Montgomery also argues that the time given by the Oklahoma City Community Foundation for redevelopment proposals was not long enough for ideas to be pitched and considered by regents' boards of area universities.
She also dismisses arguments that Stage Center, allowed to stand as is, would be a nuisance to the area.
“With more dense development to the south and east, that itself will help make it a safer place,” Montgomery said.
“The reason it's not safe now is there is nothing going on there — it's neglected, it is left alone.
“It's like the Skirvin. People were going in there and vandalizing that — it's like any other abandoned building that is vacant and not being used. It's not because the building is bad.”
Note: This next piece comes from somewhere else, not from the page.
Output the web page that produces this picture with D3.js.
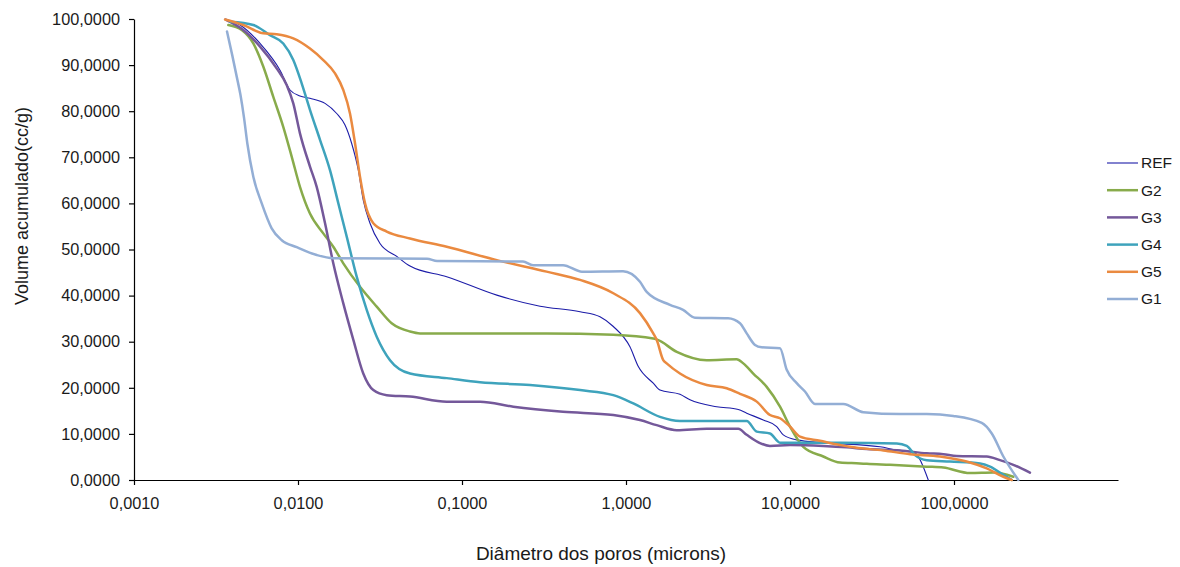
<!DOCTYPE html>
<html>
<head>
<meta charset="utf-8">
<script src="https://cdn.jsdelivr.net/npm/d3@7"></script>
<style>
  html, body { margin: 0; padding: 0; background: #fff; }
  svg text { font-family: "Liberation Sans", Arial, sans-serif; fill: #1a1a1a; }
</style>
</head>
<body>
<svg id="chart" width="1180" height="567"></svg>
<script>
// Cumulative intrusion volume vs. pore diameter, pairs of [diameter (microns), volume (cc/g)]
const REF = [[0.00359,100],[0.00443,98.7],[0.00587,94.7],[0.00777,88.9],[0.00894,84.6],[0.01028,83.3],[0.01183,82.8],[0.01462,81.7],[0.01722,79.5],[0.01935,77],[0.02125,73],[0.02333,67.2],[0.025,60.7],[0.02748,55.7],[0.03162,51.3],[0.04,48.5],[0.0482,46.4],[0.0807,44.1],[0.163,40.1],[0.299,37.7],[0.525,36.5],[0.694,35.4],[0.837,33.3],[1.057,28.9],[1.189,24.6],[1.466,21],[1.61,19.5],[2.133,18.6],[2.455,17.4],[3.572,15.9],[4.84,15.3],[5.445,14.5],[6.87,13],[8.3,11.6],[9.1,9.8],[10.99,8.7],[15.96,8.1],[35.4,7.2],[44.8,6.5],[56.5,6.1],[69.7,0]];
const G2 = [[0.00376,98.7],[0.00454,97.6],[0.00534,94.7],[0.00614,89.7],[0.00707,83.1],[0.00813,76.6],[0.00916,70.1],[0.01028,63.6],[0.01183,57.8],[0.01426,53.5],[0.01641,50.6],[0.01889,47],[0.02388,41.9],[0.0302,37.6],[0.03725,34],[0.0482,32.2],[0.0555,31.8],[0.328,31.8],[0.837,31.5],[1.466,30.7],[1.538,30.5],[2.04,27.8],[3.105,26],[4.73,26.2],[5.19,25.3],[5.97,23.1],[7.21,20.2],[8.69,15.9],[10.0,11.6],[12.05,7.2],[15.96,5.1],[20.18,3.8],[26.7,3.6],[29.4,3.5],[40.7,3.3],[68.2,2.9],[86.1,2.7],[125.2,1.5],[173.8,1.6],[230,0.7]];
const G3 = [[0.00364,99.8],[0.00464,97.6],[0.00587,94],[0.00741,89.3],[0.00853,85.7],[0.00936,81.7],[0.01028,75.2],[0.01183,68],[0.013,63.6],[0.01462,55.7],[0.01641,47],[0.01889,38.3],[0.02175,30.4],[0.025,23.1],[0.02879,19.5],[0.03474,18.4],[0.0482,18.1],[0.0807,17],[0.1288,17],[0.2056,15.9],[0.413,14.8],[0.837,14.1],[1.217,13],[1.538,11.9],[2.04,10.8],[3.105,11.1],[4.84,11.1],[5.445,9.8],[6.56,8],[7.55,7.4],[10.0,7.6],[15.96,7.4],[22.17,7.1],[29.4,6.7],[46.9,6.4],[68.2,5.8],[86.1,5.6],[103.8,5.2],[158.4,5.1],[190.7,4.3],[230,3.3],[290.5,1.6]];
const G4 = [[0.00385,99.4],[0.00534,98.7],[0.00675,96.5],[0.00813,94.7],[0.00936,91.1],[0.01054,86],[0.01183,80.3],[0.01362,73.8],[0.01567,67.2],[0.01762,60],[0.01982,52.8],[0.0228,44.1],[0.02624,36.9],[0.0302,31.1],[0.0364,26],[0.0482,23.1],[0.0807,22.1],[0.1288,21.2],[0.26,20.6],[0.525,19.5],[0.837,18.4],[1.109,16.6],[1.61,13.7],[2.133,12.8],[5.445,12.8],[6.27,10.5],[7.55,10.1],[8.69,8.1],[20.18,8.1],[44.8,7.9],[51.5,7.4],[57.8,5.4],[68.2,4.3],[94.6,4],[144.1,3.6],[166,2.9],[200,1.1],[224.9,0]];
const G5 = [[0.00359,99.9],[0.00464,98.7],[0.00614,96.9],[0.00741,96.7],[0.00936,95.8],[0.01183,93.6],[0.01426,91.1],[0.01682,88.2],[0.01889,84.6],[0.02075,79.5],[0.02228,73],[0.02388,65.8],[0.02563,60],[0.02879,55.7],[0.03474,53.9],[0.0482,52.4],[0.0807,50.6],[0.163,47.7],[0.328,45.2],[0.525,43.4],[0.837,40.5],[1.217,36.2],[1.466,31.8],[1.538,30.4],[1.687,26],[1.77,25.3],[2.133,23.1],[3.105,20.6],[4.11,19.9],[4.955,18.7],[6.27,17],[7.55,14.1],[8.69,13.4],[10.0,11.6],[11.51,9.4],[15.24,8.5],[20.18,7.6],[23.2,7.2],[37.1,6.4],[54.0,5.6],[82.2,5.1],[119.4,4],[158.4,2.5],[200,0.7],[224.9,0]];
const G1 = [[0.00369,97.3],[0.00398,92.0],[0.00423,87.5],[0.00446,83.5],[0.00469,78.5],[0.00491,73],[0.00534,65.8],[0.00601,60],[0.00691,54.6],[0.00796,52],[0.00982,50.5],[0.013,48.8],[0.0164,48.1],[0.0612,48],[0.0705,47.5],[0.2355,47.4],[0.271,46.6],[0.413,46.6],[0.539,45.2],[0.959,45.3],[1.217,43],[1.337,40.8],[1.854,38],[2.228,36.9],[2.635,35.2],[4.19,35.1],[4.955,34],[5.445,31.8],[6.12,29.3],[6.72,28.8],[8.69,28.6],[9.55,23.9],[10.99,21],[12.34,19.2],[14.2,16.5],[21.13,16.5],[28.0,14.7],[46.9,14.3],[68.2,14.3],[99.1,13.9],[147.6,12.4],[170,10.1],[200,5.1],[246.7,0]];

const seriesNames = ["REF", "G2", "G3", "G4", "G5", "G1"];
const seriesData = [REF, G2, G3, G4, G5, G1];
const seriesColors = ["#1c1ca8", "#88ab4b", "#74589a", "#3ea3bc", "#ea8a40", "#93aed5"];
const seriesWidths = [1.1, 2.5, 2.5, 2.5, 2.5, 2.5];

const xTicks = [0.001, 0.01, 0.1, 1, 10, 100];
const yTicks = [0, 10, 20, 30, 40, 50, 60, 70, 80, 90, 100];

const svg = d3.select("#chart");

const x = d3.scaleLog().domain([0.001, 1000]).range([134, 1118]);
const y = d3.scaleLinear().domain([0, 100]).range([480, 19]);

const ptLocale = d3.formatLocale({ decimal: ",", thousands: ".", grouping: [3], currency: ["", ""] });
const fmt = ptLocale.format(".4f");

// Y axis
const gy = svg.append("g")
  .attr("transform", `translate(${x(0.001)},0)`)
  .call(d3.axisLeft(y).tickValues(yTicks).tickFormat(fmt).tickSize(5).tickSizeOuter(0).tickPadding(9));
gy.selectAll("text").style("font-size", "16.3px");

// X axis
const gx = svg.append("g")
  .attr("transform", `translate(0,${y(0)})`)
  .call(d3.axisBottom(x).tickValues(xTicks).tickFormat(fmt).tickSize(5).tickSizeOuter(0).tickPadding(12));
gx.selectAll("text").style("font-size", "16.3px");

svg.selectAll(".domain, .tick line").attr("stroke", "#000").attr("stroke-width", 1.2);

// Series lines
const line = d3.line()
  .x(d => x(d[0]))
  .y(d => y(d[1]))
  .curve(d3.curveMonotoneX);

svg.append("g").selectAll("path")
  .data(seriesData)
  .join("path")
  .attr("d", line)
  .attr("fill", "none")
  .attr("stroke", (d, i) => seriesColors[i])
  .attr("stroke-width", (d, i) => seriesWidths[i])
  .attr("stroke-linejoin", "round")
  .attr("stroke-linecap", "round");

// Axis titles
svg.append("text")
  .attr("x", 601).attr("y", 560)
  .attr("text-anchor", "middle")
  .style("font-size", "19px")
  .text("Diâmetro dos poros (microns)");

svg.append("text")
  .attr("transform", "translate(28,206) rotate(-90)")
  .attr("text-anchor", "middle")
  .style("font-size", "18px")
  .text("Volume acumulado(cc/g)");

// Legend
const legY = d3.scalePoint().domain(seriesNames).range([163, 299]);
const leg = svg.append("g").selectAll("g")
  .data(seriesNames)
  .join("g")
  .attr("transform", d => `translate(1107,${legY(d)})`);
leg.append("line")
  .attr("x1", 0).attr("x2", 31)
  .attr("stroke", (d, i) => seriesColors[i])
  .attr("stroke-width", (d, i) => seriesWidths[i]);
leg.append("text")
  .attr("x", 34).attr("dy", "0.35em")
  .style("font-size", "15.5px")
  .text(d => d);
</script>
</body>
</html>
Committee is short two votes
The Downtown Design Review Committee will be short at least two votes throughout its deliberation of the Stage Center demolition application. Member Stan Carroll recently submitted his resignation and is in Europe pursuing additional education, while chairwoman Betsy Brunsteter is recusing herself because her firm, ADG, completed master site plans for the OGE Energy Corp. headquarters project. The committee will hold a public hearing at 9:30 a.m. Thursday at City Hall, 200 N Walker Ave. The committee's decision can be appealed to the Oklahoma City Board of Adjustment and Oklahoma County District Court.